The Memorial Gateway contains plaques honoring members of the Washington and Lee community who served in World Wars I and II, wars in Afghanistan, Korea, Vietnam, and the Persian Gulf, and two alumni who died in the 9/11 terrorist attacks. W&L Rector Mike McAlevey ’86 and President Will Dudley gave remarks at the event.
The plaques had been painted white as part of an interior redesign of the chapel during the 1960s. Noted metal restoration expert Steve Roy was able to restore the plaques to their original bronze. Several other plaques have been removed from University Chapel in order to prepare them for use in future museum exhibits. The Liberty Hall Volunteers plaque, which commemorates students as well as local volunteers who fought for the Confederacy, will be contextualized as part of the new exhibit currently being planned for the gallery on the upper level of the chapel annex, adjacent to the recumbent Lee statue.
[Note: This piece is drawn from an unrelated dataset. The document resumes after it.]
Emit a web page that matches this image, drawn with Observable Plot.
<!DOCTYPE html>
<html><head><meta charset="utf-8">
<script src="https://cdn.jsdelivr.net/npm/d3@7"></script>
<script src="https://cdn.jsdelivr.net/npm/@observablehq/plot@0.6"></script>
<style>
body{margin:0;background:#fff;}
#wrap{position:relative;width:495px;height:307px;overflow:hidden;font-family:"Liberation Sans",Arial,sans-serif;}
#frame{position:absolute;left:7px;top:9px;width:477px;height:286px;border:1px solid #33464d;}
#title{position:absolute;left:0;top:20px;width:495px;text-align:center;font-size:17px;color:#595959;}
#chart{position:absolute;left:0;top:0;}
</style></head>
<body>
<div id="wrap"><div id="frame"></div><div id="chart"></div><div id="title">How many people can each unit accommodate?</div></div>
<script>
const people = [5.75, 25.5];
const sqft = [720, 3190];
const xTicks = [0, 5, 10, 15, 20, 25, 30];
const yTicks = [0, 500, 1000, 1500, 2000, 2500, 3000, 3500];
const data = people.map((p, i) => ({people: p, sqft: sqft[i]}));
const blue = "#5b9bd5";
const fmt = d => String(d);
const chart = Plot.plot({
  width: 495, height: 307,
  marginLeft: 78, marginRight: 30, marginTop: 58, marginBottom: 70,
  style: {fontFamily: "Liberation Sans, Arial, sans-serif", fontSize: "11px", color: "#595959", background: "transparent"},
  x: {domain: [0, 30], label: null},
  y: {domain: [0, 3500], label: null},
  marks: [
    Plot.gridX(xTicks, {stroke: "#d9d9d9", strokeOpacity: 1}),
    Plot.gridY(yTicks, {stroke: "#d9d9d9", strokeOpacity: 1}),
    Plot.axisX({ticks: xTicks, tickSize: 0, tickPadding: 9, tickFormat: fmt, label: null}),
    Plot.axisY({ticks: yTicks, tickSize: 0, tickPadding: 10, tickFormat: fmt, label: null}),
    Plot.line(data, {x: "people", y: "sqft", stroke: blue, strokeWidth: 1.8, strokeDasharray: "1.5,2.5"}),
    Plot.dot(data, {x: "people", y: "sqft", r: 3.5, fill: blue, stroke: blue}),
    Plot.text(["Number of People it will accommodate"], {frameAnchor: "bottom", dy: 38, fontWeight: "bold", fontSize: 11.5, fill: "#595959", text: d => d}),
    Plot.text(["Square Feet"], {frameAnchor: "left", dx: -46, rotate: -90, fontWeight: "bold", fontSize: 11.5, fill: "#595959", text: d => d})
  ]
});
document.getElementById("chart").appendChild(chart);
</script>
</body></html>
The remaining plaques will be moved to the Chapel Galleries or into the new institutional history museum upon its completion.
“The plaques belong here; the names belong here,” McAlevey said. “They join the names of our fellow alumni who made the ultimate sacrifice in service to their country.”
President Dudley said that the stories of those honored on the Memorial Gateway plaques embodied the motto inscribed above them, which reads “Not Self, But Country.”
“We owe them, and all those whose names appear here, our deepest thanks for their selfless service,” Dudley said. “Their stories represent the traits of leadership and service to others and citizenship that we prize as central to our institutional mission. It is a privilege for us to bring these stories forward as part of our commitment to presenting the university’s history in its fullness.”